Controller uses the bottlerocketshadow
CRDS to manage your nodes. Earlier in the document we asked the nodes to have labels "bottlerocket.aws/updater-interface-version" = "2.0.0"
. This was done so that controller can identify which bottlerocket instances you want brupop to control for you.

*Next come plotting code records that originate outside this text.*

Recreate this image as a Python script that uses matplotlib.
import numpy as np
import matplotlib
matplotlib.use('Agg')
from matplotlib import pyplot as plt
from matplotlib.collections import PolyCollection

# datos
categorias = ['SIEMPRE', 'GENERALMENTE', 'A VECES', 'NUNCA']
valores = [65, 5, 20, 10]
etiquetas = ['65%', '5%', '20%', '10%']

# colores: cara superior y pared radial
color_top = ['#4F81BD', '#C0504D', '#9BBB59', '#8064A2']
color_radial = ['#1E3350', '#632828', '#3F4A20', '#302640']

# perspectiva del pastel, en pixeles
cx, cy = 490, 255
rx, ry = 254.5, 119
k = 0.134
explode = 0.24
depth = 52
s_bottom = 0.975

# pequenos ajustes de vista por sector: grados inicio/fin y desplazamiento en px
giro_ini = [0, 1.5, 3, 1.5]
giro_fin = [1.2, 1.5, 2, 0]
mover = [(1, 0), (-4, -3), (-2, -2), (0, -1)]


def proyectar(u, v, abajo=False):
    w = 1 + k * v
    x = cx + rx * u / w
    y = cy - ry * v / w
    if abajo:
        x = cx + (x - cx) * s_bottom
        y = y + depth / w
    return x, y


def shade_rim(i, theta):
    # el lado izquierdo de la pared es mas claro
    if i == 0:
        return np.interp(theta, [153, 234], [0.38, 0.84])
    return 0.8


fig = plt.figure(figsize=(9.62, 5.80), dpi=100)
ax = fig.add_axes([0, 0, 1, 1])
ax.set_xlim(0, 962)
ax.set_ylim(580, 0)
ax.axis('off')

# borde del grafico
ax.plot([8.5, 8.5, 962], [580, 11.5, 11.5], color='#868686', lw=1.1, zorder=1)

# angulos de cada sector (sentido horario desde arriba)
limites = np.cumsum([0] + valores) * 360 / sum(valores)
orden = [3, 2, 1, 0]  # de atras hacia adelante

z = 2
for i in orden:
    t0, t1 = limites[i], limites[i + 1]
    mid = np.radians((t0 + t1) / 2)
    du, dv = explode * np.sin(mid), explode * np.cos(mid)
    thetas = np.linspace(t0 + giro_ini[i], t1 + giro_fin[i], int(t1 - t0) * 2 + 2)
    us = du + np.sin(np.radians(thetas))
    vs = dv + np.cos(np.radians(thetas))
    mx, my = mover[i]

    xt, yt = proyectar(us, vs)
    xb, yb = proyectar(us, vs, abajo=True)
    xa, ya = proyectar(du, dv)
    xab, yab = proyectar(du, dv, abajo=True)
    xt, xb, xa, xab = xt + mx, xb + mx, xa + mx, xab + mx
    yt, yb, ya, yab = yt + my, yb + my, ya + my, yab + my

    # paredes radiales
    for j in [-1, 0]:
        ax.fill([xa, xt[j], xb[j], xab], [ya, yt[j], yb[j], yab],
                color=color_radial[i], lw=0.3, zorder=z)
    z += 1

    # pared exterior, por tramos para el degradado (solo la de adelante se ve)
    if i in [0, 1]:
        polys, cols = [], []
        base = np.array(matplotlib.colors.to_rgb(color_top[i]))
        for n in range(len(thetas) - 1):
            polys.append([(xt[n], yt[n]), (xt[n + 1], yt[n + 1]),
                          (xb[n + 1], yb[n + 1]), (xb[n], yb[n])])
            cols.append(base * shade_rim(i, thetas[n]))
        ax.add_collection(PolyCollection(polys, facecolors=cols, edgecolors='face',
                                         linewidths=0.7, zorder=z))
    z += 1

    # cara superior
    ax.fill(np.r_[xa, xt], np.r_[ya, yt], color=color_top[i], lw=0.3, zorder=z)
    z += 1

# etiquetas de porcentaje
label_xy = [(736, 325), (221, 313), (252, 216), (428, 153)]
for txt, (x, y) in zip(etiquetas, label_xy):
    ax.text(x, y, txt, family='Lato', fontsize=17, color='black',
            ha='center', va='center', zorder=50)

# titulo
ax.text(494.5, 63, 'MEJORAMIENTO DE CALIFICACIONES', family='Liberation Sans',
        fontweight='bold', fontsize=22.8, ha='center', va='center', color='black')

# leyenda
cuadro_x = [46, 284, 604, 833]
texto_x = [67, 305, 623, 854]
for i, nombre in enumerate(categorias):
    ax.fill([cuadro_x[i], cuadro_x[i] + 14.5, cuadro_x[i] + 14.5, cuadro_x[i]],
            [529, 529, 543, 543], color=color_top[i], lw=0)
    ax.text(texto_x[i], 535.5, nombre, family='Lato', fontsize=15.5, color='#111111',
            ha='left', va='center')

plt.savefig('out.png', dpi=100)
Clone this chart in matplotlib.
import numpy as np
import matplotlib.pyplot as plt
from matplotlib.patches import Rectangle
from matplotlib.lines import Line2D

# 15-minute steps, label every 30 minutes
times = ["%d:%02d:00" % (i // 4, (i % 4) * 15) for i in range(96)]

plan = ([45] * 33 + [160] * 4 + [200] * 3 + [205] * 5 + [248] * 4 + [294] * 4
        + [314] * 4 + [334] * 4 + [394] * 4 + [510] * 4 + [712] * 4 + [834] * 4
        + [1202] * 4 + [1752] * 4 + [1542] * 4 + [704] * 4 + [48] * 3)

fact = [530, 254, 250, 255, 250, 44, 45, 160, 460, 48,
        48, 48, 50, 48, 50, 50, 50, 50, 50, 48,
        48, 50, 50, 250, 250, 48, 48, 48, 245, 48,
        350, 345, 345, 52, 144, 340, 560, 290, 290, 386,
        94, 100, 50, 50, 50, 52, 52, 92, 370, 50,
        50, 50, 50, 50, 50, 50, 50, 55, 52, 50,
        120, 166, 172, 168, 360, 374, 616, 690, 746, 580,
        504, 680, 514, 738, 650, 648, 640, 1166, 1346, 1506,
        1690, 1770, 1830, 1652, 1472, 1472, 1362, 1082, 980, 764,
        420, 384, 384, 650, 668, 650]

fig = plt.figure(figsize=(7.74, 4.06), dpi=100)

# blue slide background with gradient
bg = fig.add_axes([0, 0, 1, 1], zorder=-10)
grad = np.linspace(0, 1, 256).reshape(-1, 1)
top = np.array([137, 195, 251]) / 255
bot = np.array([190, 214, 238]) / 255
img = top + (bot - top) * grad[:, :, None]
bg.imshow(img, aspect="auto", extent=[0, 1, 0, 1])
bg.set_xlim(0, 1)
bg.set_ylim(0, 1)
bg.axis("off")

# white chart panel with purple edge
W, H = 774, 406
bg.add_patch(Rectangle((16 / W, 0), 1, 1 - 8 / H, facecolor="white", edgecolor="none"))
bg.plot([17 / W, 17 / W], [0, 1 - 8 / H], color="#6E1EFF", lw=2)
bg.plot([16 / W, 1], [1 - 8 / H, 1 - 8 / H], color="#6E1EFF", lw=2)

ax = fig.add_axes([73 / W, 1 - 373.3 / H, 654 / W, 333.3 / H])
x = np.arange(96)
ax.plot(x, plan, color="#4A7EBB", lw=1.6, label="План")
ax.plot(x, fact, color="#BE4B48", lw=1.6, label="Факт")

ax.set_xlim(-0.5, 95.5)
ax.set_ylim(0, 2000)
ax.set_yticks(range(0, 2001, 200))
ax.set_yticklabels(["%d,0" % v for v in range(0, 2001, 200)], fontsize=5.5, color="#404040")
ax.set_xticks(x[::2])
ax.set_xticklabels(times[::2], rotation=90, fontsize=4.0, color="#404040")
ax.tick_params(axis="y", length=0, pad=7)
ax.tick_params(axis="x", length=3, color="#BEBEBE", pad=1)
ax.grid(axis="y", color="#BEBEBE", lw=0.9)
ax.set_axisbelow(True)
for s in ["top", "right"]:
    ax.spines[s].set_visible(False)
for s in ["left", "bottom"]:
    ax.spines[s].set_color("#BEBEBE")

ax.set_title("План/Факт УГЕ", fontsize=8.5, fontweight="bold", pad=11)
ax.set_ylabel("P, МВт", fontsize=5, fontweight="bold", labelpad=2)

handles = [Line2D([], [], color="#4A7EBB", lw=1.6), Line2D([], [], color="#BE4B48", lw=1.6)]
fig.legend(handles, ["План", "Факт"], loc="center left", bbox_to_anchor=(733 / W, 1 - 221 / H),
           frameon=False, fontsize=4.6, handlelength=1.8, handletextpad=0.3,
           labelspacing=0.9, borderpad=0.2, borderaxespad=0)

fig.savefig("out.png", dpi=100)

You can simply check the status of your nodes by running
$ kubectl get brs -n brupop-bottlerocket-aws
NAME STATE VERSION TARGET STATE TARGET VERSION CRASH COUNT
brs-ip-xx-xx-1-243.ec2.internal Idle 1.17.0 Idle <no value> 0
brs-ip-xx-xx-14-136.ec2.internal Idle 1.17.0 Idle <no value> 0
brs-ip-xx-xx-31-78.ec2.internal Idle 1.17.0 Idle <no value> 0
Bottlerocket support for TrueFoundry
We at TrueFoundry support bottlerocket instances to support both CPU and GPU workloads so that your entire MLOps journey can now be focussed on developing the right code to solve right problems, releasing the pressure on maintainable patches and security fixes.